There has been speculation that the government’s budget on March 24 could contain details of such a venture.
“We need to mobilise private investors on a totally new scale,” Mandelson said, according to the text of a speech in the northern English city of Manchester.
“That has to include examining the case for public-sector backed financial institutions.”
The Labour government, facing the prospect of defeat in an election this year after 13 years in power, is looking at ways to encourage more private investment in the economy to reduce the burden on the public purse.
There will be no “Christmas tree” budget of pre-election giveaways later this month, Chancellor of the Exchequer Alistair Darling has warned here as talk of an election heats up.
Darling told the BBC that he would outline a “sensible budget” when he presents his annual 2010/2011 taxation and spending plans on March 24.
“I don’t think anyone’s expecting some sort of Christmas-tree-of-a-budget,” he said in comments aired late on Thursday.

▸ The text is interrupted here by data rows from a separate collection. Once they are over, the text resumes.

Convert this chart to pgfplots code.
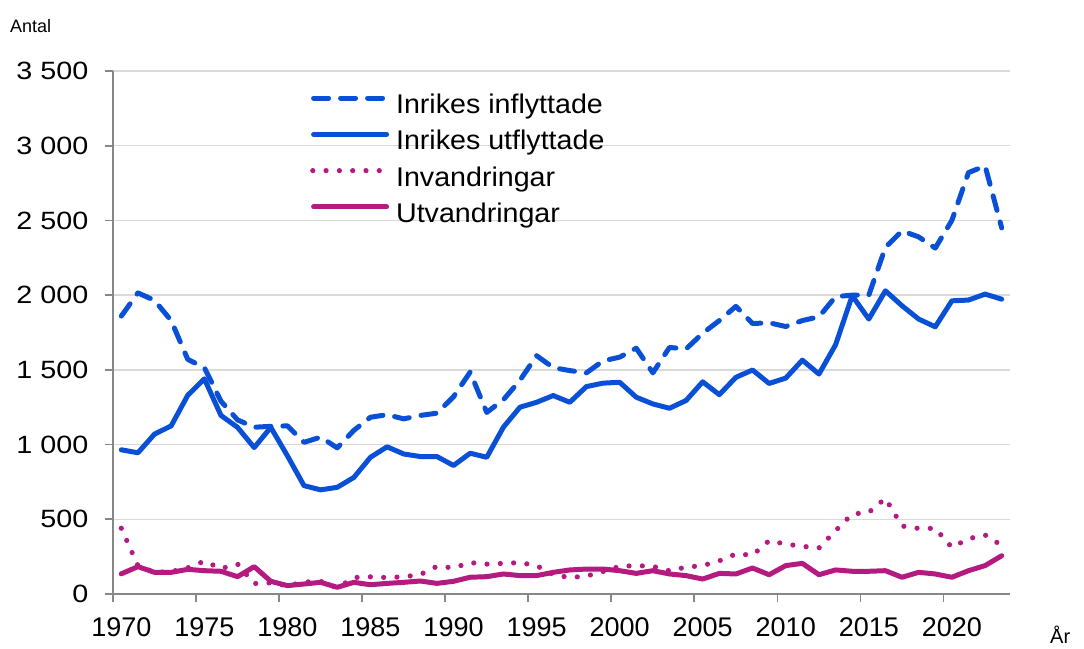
\documentclass[border=0pt]{standalone}
\usepackage{pgfplots}
\pgfplotsset{compat=1.18}
\usepackage{pgfplotstable}
\usepackage{fontspec}
\setmainfont{Liberation Sans}

\definecolor{scbblue}{RGB}{10,80,215}
\definecolor{scbmag}{RGB}{180,26,128}
\definecolor{gridgray}{RGB}{217,217,217}
\definecolor{axgray}{RGB}{135,135,135}

\pgfplotsset{
  legline/.style={legend image code/.code={\draw[##1] (2.5pt,9pt) -- (75.5pt,9pt);}},
  legdots/.style={legend image code/.code={\draw[##1] (1.7pt,9pt) -- (72pt,9pt);}},
}

\pgfplotstableread{
year inf utf inv utv
1970 1860 965 440 135
1971 2015 945 190 183
1972 1965 1070 145 145
1973 1830 1125 150 145
1974 1570 1330 175 165
1975 1515 1440 220 156
1976 1290 1195 170 152
1977 1165 1115 200 116
1978 1116 980 70 183
1979 1122 1115 75 85
1980 1125 925 55 56
1981 1015 725 80 67
1982 1050 697 85 78
1983 978 714 40 45
1984 1095 780 110 78
1985 1183 915 115 62
1986 1200 985 110 71
1987 1172 937 115 78
1988 1195 920 130 87
1989 1210 920 185 71
1990 1320 860 175 85
1991 1485 942 210 112
1992 1215 915 200 116
1993 1300 1116 205 134
1994 1430 1250 210 123
1995 1595 1283 190 123
1996 1515 1328 130 145
1997 1495 1283 110 161
1998 1480 1388 120 167
1999 1560 1411 150 167
2000 1585 1417 185 156
2001 1645 1317 190 138
2002 1480 1272 185 156
2003 1650 1243 155 134
2004 1640 1295 180 123
2005 1745 1420 190 100
2006 1830 1334 222 138
2007 1925 1450 268 134
2008 1810 1499 260 174
2009 1815 1409 357 129
2010 1790 1445 334 190
2011 1830 1565 319 205
2012 1855 1472 308 129
2013 1990 1668 424 161
2014 2000 1996 535 152
2015 2000 1840 546 152
2016 2320 2029 640 156
2017 2430 1929 455 112
2018 2390 1840 439 145
2019 2315 1788 439 134
2020 2500 1962 312 112
2021 2820 1967 370 156
2022 2865 2007 395 190
2023 2450 1973 325 256
}\data

\begin{document}
\begin{tikzpicture}
\useasboundingbox (0,0) rectangle (1084pt,648pt);
\begin{axis}[
  at={(113pt,54pt)}, anchor=south west,
  width=897pt, height=523pt, scale only axis,
  xmin=1969.5, xmax=2023.5, ymin=0, ymax=3500,
  axis x line*=bottom, axis y line*=left,
  axis line style={draw=axgray, line width=1.8pt, -},
  tick style={draw=axgray, line width=1.8pt},
  major tick length=7.5pt, tick align=outside,
  ymajorgrids, major grid style={draw=gridgray, line width=1.5pt},
  xtick={1969.5,1974.5,1979.5,1984.5,1989.5,1994.5,1999.5,2004.5,2009.5,2014.5,2019.5},
  xticklabels={1970,1975,1980,1985,1990,1995,2000,2005,2010,2015,2020},
  xticklabel style={font=\fontsize{27}{27}\selectfont, anchor=base, inner sep=0pt, xshift=8.3pt, yshift=-35pt},
  ytick={0,500,1000,1500,2000,2500,3000,3500},
  yticklabels={0,500,1 000,1 500,2 000,2 500,3 000,3 500},
  yticklabel style={font=\fontsize{25}{25}\selectfont\addfontfeature{FakeStretch=1.15}, anchor=east, inner sep=0pt, xshift=-17pt},
  legend cell align=left,
  legend style={at={(0.2196,0.9554)}, anchor=north west, draw=none, fill=none, inner sep=0pt,
    row sep=11.3pt, column sep=7pt, font=\fontsize{27}{27}\selectfont\addfontfeature{FakeStretch=1.06},
    nodes={inner sep=0pt, text height=19pt, text depth=6pt}},
  clip=false,
]
\addplot[scbblue, line width=5pt, line cap=round, line join=round, dash pattern=on 15pt off 12pt, legline]
  table[x=year,y=inf]{\data};
\addlegendentry{Inrikes inflyttade}
\addplot[scbblue, line width=5pt, line cap=round, line join=round, legline]
  table[x=year,y=utf]{\data};
\addlegendentry{Inrikes utflyttade}
\addplot[scbmag, line width=5.2pt, line cap=round, line join=round, dash pattern=on 0pt off 13.3pt, legdots]
  table[x=year,y=inv]{\data};
\addlegendentry{Invandringar}
\addplot[scbmag, line width=5pt, line cap=round, line join=round, legline]
  table[x=year,y=utv]{\data};
\addlegendentry{Utvandringar}
\end{axis}
\node[anchor=base west, inner sep=0pt, font=\fontsize{18}{18}\selectfont] at (10pt,615pt) {Antal};
\node[anchor=base west, inner sep=0pt, font=\fontsize{20}{20}\selectfont] at (1050pt,5pt) {År};
\end{tikzpicture}
\end{document}
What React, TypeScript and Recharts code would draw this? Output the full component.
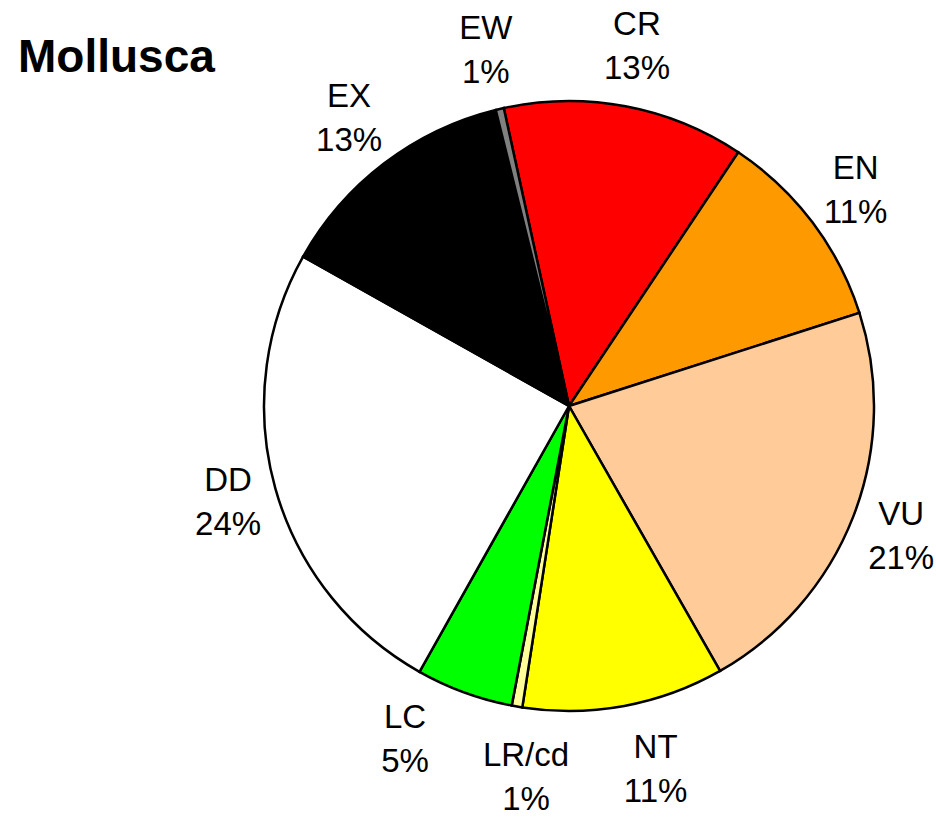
import { PieChart, Pie, Cell } from "recharts";

const categories = ["CR", "EN", "VU", "NT", "LR/cd", "LC", "DD", "EX", "EW"];
const shares = [12.8, 10.7, 21.7, 10.7, 0.56, 5.15, 25.0, 13.0, 0.43];
const percentLabels = ["13%", "11%", "21%", "11%", "1%", "5%", "24%", "13%", "1%"];
const colors = ["#FF0000", "#FF9900", "#FFCC99", "#FFFF00", "#FFFF99", "#00FF00", "#FFFFFF", "#000000", "#808080"];

const data = categories.map((name, i) => ({ name, value: shares[i], pct: percentLabels[i] }));

const RAD = Math.PI / 180;
const FONT = "'Liberation Sans', Arial, sans-serif";
const START = 102.35;
const CX = 569;
const CY = 406;
const FS = 33;

// rough Arial advance widths, in em
function textWidth(s: string) {
  let w = 0;
  for (const ch of s) {
    if (ch === "%") w += 0.889;
    else if (ch === "/") w += 0.278;
    else if (ch === "W") w += 0.944;
    else if ("CDNRUV".includes(ch)) w += 0.722;
    else if ("EX".includes(ch)) w += 0.667;
    else w += 0.556;
  }
  return w * FS;
}

// label distance from centre: further out above/below the pie, a touch more below
const labelDist = (mid: number) => {
  const s = Math.sin(mid * RAD);
  return 347 + 20 * Math.abs(s) + (s < 0 ? 6 * Math.abs(s) : 0);
};

const labelPos = (mid: number) => {
  const d = labelDist(mid);
  return { x: CX + d * Math.cos(-mid * RAD), y: CY + d * Math.sin(-mid * RAD) };
};

// spread neighbouring labels apart when their boxes would overlap
function spreadAngles() {
  const total = shares.reduce((a, b) => a + b, 0);
  let acc = 0;
  const mids = shares.map((v) => {
    const a = START - ((acc + v / 2) / total) * 360;
    acc += v;
    return a;
  });
  const widths = data.map((d) => Math.max(textWidth(d.name), textWidth(d.pct)));
  for (let it = 0; it < 400; it++) {
    let moved = false;
    for (let i = 0; i < mids.length - 1; i++) {
      const j = i + 1;
      const p = labelPos(mids[i]);
      const q = labelPos(mids[j]);
      if (Math.abs(p.x - q.x) < (widths[i] + widths[j]) / 2 + 52 && Math.abs(p.y - q.y) < 70) {
        mids[i] += 0.2;
        mids[j] -= 0.2;
        moved = true;
      }
    }
    if (!moved) break;
  }
  return mids;
}

const labelAngles = spreadAngles();

function renderLabel(props: any) {
  const { index } = props;
  const { x, y } = labelPos(labelAngles[index]);
  const top = y - 10.5;
  return (
    <text key={`lbl-${index}`} x={x} y={top} textAnchor="middle" fontFamily={FONT} fontSize={FS} fill="#000">
      <tspan x={x} y={top}>
        {data[index].name}
      </tspan>
      <tspan x={x} y={top + 44}>
        {data[index].pct}
      </tspan>
    </text>
  );
}

export default function App() {
  return (
    <div style={{ position: "absolute", left: 0, top: 0, width: 936, height: 817, background: "#fff" }}>
      <svg width={936} height={100} style={{ position: "absolute", left: 0, top: 0 }}>
        <text x={18} y={72} fontFamily={FONT} fontWeight="bold" fontSize={46} fill="#000">
          Mollusca
        </text>
      </svg>
      <PieChart
        width={936}
        height={817}
        margin={{ top: 0, right: 0, bottom: 0, left: 0 }}
        style={{ position: "absolute", left: 0, top: 0 }}
      >
        <Pie
          data={data}
          dataKey="value"
          nameKey="name"
          cx={CX}
          cy={CY}
          outerRadius={305}
          startAngle={START}
          endAngle={START - 360}
          stroke="#000"
          strokeWidth={2.5}
          label={renderLabel}
          labelLine={false}
          isAnimationActive={false}
        >
          {data.map((d, i) => (
            <Cell key={d.name} fill={colors[i]} />
          ))}
        </Pie>
      </PieChart>
    </div>
  );
}
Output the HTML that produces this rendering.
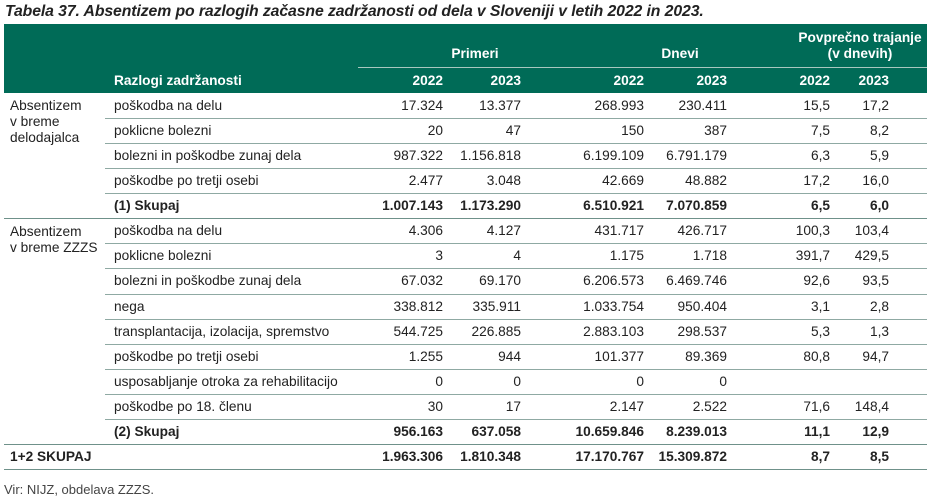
<!DOCTYPE html>
<html><head><meta charset="utf-8"><style>
body{margin:0;width:940px;height:503px;background:#fff;position:relative;overflow:hidden;font-family:"Liberation Sans",sans-serif;color:#222;}
.a{position:absolute;white-space:nowrap;font-size:13.7px;line-height:16px;}
.r{text-align:right;}
.c{text-align:center;}
.b{font-weight:bold;}
.hd{color:#fff;font-weight:bold;}
.ln{position:absolute;height:1px;background:#8fa9a3;}
</style></head><body>
<div class="a b" style="left:5px;top:3px;font-size:15.8px;font-style:italic;line-height:18px;letter-spacing:-0.1px">Tabela 37. Absentizem po razlogih začasne zadržanosti od dela v Sloveniji v letih 2022 in 2023.</div>
<div style="position:absolute;left:4px;top:24px;width:923px;height:69px;background:#006b57"></div>
<div class="ln" style="left:358px;top:67px;width:569px;background:#a8c8bf"></div>
<div class="a hd c" style="left:420px;top:46px;width:110px">Primeri</div>
<div class="a hd c" style="left:630px;top:46px;width:100px">Dnevi</div>
<div class="a hd c" style="left:785px;top:30px;width:150px">Povprečno trajanje<br>(v dnevih)</div>
<div class="a hd" style="left:114px;top:73px">Razlogi zadržanosti</div>
<div id="t"></div>
<div class="a" style="left:4px;top:482px;font-size:13px;color:#444">Vir: NIJZ, obdelava ZZZS.</div>
<script>
const reasons=["poškodba na delu","poklicne bolezni","bolezni in poškodbe zunaj dela","poškodbe po tretji osebi","(1) Skupaj","poškodba na delu","poklicne bolezni","bolezni in poškodbe zunaj dela","nega","transplantacija, izolacija, spremstvo","poškodbe po tretji osebi","usposabljanje otroka za rehabilitacijo","poškodbe po 18. členu","(2) Skupaj","1+2 SKUPAJ"];
const primeri2022=["17.324","20","987.322","2.477","1.007.143","4.306","3","67.032","338.812","544.725","1.255","0","30","956.163","1.963.306"];
const primeri2023=["13.377","47","1.156.818","3.048","1.173.290","4.127","4","69.170","335.911","226.885","944","0","17","637.058","1.810.348"];
const dnevi2022=["268.993","150","6.199.109","42.669","6.510.921","431.717","1.175","6.206.573","1.033.754","2.883.103","101.377","0","2.147","10.659.846","17.170.767"];
const dnevi2023=["230.411","387","6.791.179","48.882","7.070.859","426.717","1.718","6.469.746","950.404","298.537","89.369","0","2.522","8.239.013","15.309.872"];
const traj2022=["15,5","7,5","6,3","17,2","6,5","100,3","391,7","92,6","3,1","5,3","80,8","","71,6","11,1","8,7"];
const traj2023=["17,2","8,2","5,9","16,0","6,0","103,4","429,5","93,5","2,8","1,3","94,7","","148,4","12,9","8,5"];
const years=["2022","2023","2022","2023","2022","2023"];
const boldRows=[4,13,14];
const t=document.getElementById('t');
const rightEdges=[443,521,644,727,830,889];
const top0=93,rh=25.07;
function add(cls,txt,style){const d=document.createElement('div');d.className='a '+cls;d.textContent=txt;d.setAttribute('style',style);t.appendChild(d);return d;}
years.forEach((y,i)=>{const d=add('hd r',y,`left:${rightEdges[i]-60}px;top:73px;width:60px`);

});
const cols=[primeri2022,primeri2023,dnevi2022,dnevi2023,traj2022,traj2023];
reasons.forEach((r,i)=>{
 const y=top0+i*rh;const ty=y+5;const b=boldRows.includes(i)?' b':'';
 const l=add(b,r,`left:${i==14?10:114}px;top:${ty}px`);
 
 
 cols.forEach((c,j)=>{const d=add('r'+b,c[i],`left:${rightEdges[j]-90}px;top:${ty}px;width:90px`);
 
 });
 const full=(i==4||i==13||i==14);
 const ln=document.createElement('div');ln.className='ln';
 ln.setAttribute('style',`left:${full?4:105}px;top:${Math.round(y+rh)}px;width:${full?923:822}px;${full?'background:#6f918a;':''}`);
 
 
 t.appendChild(ln);
});
const g1=add('','',`left:10px;top:98px;line-height:16px`);g1.innerHTML='Absentizem<br>v breme<br>delodajalca';


const g2=add('','',`left:10px;top:224px;line-height:16px`);g2.innerHTML='Absentizem<br>v breme ZZZS';


</script>
</body></html>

“They’re not going to get anything like that. What you’re going to get is a sensible budget, a budget for the times in which we live, a budget for the future of the country.”
Prime Minister Gordon Brown announced the date of the pre-election budget earlier this week, in a move which fuelled expectations of a general election in May.
Several ministers have already suggested the general election — expected to be dominated by debate on the economy — will be held on May 6.
The British economy emerged from recession in the fourth quarter of 2009 with 0.3-percent growth, ending a record downturn that lasted for six successive quarters.
Chancellor of the Exchequer Darling is meanwhile grappling with dire public finances that have been hammered by the recession and a series of costly banking-sector bailouts.
State borrowing is expected to strike a record £178 billion (203 billion euros, $283 billion) in the 2009/10 financial year.
Brown and his ruling Labour Party remains set to lose the upcoming general election to the main opposition Conservatives, according to opinion polls.
Whichever party wins power, economists agree that big cuts in spending and increases in taxes are needed to fix the public finances.